Content is paramount. Without content, Contrast and Composition are worthless. Content is what interests the viewer and sets apart the good landscape shot from average.

(This pictures main subject is the windy road.)

Content doesn’t have to scream in your face, but it has to obvious enough not to go completely unnoticed. Just imagine how much more the above image would be with a car on the road. But content can also be the absence of such a main focal point. That road is usually quite empty, except for the odd car and the regular bus connection that goes every two hours. In this case, emptiness is the content. But is has to be well played to be received as such.

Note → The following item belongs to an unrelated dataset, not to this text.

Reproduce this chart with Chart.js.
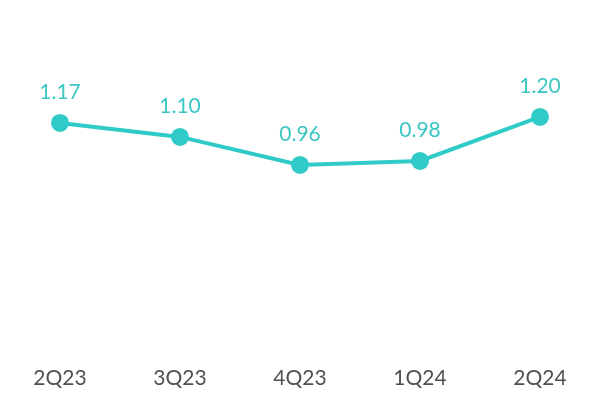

(A lone tree at the Teich.)

Content can also be the odd one out, like this one tree at the lake that’s separated from the forest by a field and yet does not look displaced. Or a lone birch tree in a forrest of spruce trees. The odd one out is a powerful subject if used correctly. If not, it can get messy quite fast.

(A lighthouse in Spain.)

Ever since I remember doing photography, content has drawn my eye and led me to shoot things that others may not. Or at least not always. The Cap de Formentor Lighthouse on Majorca is a prime example. There are many images of it online, but not many from where this one was taken. And I didn’t even press the shutter strictly because of the lighthouse, but more for the path leading toward it. Leading lines aren’t stricly Content though, so I will come back to them in a different post.

(A car passing.)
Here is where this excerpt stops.